— START OF Excerpted data —
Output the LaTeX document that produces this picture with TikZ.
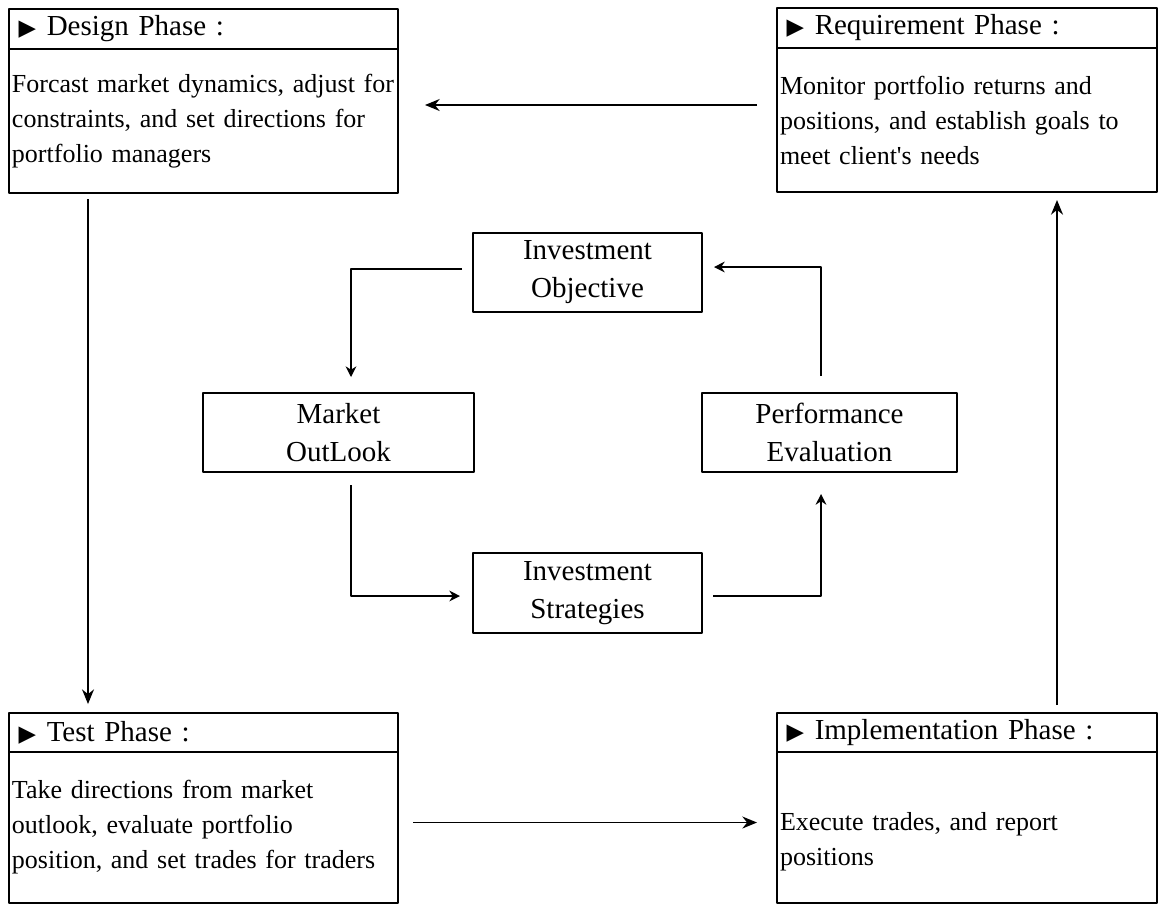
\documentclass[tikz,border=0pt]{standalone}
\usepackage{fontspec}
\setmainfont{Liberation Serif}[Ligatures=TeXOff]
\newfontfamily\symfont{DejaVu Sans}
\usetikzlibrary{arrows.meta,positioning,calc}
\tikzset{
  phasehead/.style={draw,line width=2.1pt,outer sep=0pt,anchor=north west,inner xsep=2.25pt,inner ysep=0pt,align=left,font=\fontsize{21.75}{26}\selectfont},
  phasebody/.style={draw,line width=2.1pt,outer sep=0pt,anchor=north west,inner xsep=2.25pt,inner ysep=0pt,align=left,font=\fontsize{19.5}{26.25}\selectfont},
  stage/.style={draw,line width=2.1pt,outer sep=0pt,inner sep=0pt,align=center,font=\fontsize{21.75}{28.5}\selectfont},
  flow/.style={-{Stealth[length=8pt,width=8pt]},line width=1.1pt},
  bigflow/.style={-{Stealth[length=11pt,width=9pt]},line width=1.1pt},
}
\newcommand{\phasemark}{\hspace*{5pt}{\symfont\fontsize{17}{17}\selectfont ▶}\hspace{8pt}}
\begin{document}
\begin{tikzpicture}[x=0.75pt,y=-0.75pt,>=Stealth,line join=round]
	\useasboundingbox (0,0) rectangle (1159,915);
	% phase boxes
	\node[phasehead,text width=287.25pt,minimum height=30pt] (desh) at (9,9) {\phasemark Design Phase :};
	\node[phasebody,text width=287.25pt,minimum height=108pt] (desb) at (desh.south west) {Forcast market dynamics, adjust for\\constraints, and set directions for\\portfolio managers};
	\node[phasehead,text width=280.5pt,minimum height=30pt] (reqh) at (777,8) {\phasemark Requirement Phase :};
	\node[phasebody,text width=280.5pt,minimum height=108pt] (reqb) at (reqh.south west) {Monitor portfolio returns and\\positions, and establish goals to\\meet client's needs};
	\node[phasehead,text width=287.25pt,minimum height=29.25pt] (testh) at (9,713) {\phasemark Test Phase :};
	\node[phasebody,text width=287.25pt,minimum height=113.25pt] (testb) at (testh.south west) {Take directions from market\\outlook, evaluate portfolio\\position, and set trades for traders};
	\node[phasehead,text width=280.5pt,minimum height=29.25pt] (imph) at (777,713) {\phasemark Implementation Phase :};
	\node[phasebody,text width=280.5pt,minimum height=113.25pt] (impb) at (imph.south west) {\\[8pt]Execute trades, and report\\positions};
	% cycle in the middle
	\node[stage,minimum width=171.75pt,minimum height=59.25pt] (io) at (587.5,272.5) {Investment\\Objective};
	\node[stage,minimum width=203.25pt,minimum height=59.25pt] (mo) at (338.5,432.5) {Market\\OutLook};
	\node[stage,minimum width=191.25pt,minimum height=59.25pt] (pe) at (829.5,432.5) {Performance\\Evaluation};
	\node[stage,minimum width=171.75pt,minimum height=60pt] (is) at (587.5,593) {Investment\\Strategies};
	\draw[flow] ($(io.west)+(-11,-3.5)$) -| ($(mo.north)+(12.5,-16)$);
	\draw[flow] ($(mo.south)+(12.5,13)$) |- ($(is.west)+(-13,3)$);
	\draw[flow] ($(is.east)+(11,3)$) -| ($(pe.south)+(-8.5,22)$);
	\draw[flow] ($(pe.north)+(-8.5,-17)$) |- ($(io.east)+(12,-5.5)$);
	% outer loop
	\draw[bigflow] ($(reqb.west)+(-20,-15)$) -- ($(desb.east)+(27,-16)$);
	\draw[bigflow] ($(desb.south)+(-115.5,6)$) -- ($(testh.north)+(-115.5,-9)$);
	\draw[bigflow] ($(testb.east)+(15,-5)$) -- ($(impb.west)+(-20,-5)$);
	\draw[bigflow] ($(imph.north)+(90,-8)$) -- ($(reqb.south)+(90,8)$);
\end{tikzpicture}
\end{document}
— END OF Excerpted data —
— START OF Excerpted data —
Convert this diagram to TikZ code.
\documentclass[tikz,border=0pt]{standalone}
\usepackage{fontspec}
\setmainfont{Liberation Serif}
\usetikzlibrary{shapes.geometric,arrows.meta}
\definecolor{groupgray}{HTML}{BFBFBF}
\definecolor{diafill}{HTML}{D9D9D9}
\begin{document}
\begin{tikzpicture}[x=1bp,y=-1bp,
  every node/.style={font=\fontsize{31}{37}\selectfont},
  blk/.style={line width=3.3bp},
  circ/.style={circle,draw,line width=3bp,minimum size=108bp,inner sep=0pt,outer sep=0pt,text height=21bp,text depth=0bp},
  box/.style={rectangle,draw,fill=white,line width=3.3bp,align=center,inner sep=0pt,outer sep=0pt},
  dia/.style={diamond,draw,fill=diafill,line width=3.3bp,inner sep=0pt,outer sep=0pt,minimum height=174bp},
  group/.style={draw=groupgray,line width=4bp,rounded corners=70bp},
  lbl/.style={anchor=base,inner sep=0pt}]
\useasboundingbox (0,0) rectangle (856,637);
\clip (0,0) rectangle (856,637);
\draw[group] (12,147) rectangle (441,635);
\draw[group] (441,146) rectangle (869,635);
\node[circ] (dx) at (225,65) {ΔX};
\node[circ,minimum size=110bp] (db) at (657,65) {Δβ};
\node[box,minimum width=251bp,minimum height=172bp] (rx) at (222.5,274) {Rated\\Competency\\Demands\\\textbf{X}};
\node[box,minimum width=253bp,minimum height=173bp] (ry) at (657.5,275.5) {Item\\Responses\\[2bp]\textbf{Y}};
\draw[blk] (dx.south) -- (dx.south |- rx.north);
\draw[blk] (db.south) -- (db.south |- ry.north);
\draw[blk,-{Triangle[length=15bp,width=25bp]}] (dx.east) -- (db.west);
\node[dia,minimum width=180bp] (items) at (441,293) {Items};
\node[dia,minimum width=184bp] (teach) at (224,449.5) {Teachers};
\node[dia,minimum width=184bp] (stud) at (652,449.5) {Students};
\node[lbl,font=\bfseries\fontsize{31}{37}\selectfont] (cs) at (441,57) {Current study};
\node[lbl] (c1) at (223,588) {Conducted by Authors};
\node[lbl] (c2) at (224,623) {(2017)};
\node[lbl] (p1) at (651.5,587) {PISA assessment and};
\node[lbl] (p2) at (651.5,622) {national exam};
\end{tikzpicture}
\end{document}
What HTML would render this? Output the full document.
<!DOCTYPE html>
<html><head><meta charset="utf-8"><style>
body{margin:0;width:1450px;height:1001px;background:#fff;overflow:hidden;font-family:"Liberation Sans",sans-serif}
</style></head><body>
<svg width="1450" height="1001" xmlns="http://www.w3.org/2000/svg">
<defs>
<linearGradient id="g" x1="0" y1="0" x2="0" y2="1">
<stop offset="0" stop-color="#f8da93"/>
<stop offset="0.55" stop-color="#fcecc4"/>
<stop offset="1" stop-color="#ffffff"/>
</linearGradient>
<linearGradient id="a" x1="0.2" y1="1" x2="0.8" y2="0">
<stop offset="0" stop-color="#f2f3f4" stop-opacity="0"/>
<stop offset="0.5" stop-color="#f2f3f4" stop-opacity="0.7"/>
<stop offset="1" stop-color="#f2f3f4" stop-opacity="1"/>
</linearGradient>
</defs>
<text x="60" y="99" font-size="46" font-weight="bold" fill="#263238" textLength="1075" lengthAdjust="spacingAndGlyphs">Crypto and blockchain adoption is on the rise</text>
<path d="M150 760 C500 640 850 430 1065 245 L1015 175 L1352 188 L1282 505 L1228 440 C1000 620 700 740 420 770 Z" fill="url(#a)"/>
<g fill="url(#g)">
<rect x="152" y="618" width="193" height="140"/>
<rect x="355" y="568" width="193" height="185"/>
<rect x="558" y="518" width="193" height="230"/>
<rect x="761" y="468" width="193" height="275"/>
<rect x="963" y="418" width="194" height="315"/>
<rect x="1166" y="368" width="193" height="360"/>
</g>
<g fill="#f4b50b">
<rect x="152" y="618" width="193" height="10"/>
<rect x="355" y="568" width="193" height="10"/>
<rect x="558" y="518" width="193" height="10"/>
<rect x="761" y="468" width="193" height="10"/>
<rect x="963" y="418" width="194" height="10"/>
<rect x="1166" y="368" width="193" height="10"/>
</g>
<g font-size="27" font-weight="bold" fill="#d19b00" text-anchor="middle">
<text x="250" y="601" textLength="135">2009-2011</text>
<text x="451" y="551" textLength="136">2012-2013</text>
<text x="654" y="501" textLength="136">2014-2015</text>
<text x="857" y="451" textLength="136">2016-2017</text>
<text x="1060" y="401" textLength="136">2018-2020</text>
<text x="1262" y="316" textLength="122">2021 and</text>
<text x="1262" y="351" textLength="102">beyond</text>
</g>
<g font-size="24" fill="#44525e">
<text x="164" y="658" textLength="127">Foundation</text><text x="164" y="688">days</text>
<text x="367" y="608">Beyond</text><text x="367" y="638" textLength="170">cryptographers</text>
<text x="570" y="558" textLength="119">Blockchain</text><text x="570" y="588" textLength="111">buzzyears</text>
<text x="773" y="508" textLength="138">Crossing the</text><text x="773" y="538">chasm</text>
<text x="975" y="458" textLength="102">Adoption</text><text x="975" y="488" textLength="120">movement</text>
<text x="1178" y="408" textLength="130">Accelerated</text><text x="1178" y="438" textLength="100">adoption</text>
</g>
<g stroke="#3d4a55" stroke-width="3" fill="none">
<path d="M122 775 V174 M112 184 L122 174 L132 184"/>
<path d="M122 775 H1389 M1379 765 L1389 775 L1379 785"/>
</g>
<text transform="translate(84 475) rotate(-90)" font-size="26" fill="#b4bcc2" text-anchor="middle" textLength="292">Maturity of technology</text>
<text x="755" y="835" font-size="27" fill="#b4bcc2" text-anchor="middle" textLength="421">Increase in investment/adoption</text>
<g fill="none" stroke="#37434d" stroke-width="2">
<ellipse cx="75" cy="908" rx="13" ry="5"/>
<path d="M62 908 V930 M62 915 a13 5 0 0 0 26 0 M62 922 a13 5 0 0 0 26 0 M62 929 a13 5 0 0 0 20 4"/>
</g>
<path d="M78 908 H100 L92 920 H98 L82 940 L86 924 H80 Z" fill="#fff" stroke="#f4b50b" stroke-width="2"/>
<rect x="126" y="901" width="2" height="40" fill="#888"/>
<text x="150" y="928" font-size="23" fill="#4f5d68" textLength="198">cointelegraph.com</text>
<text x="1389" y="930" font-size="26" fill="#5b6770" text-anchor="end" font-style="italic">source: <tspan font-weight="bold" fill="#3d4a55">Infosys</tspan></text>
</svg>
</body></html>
— END OF Excerpted data —
Problem to solve - Pick out each line above that includes "Output" and show it.

Expected answer -
Output the LaTeX document that produces this picture with TikZ.
What HTML would render this? Output the full document.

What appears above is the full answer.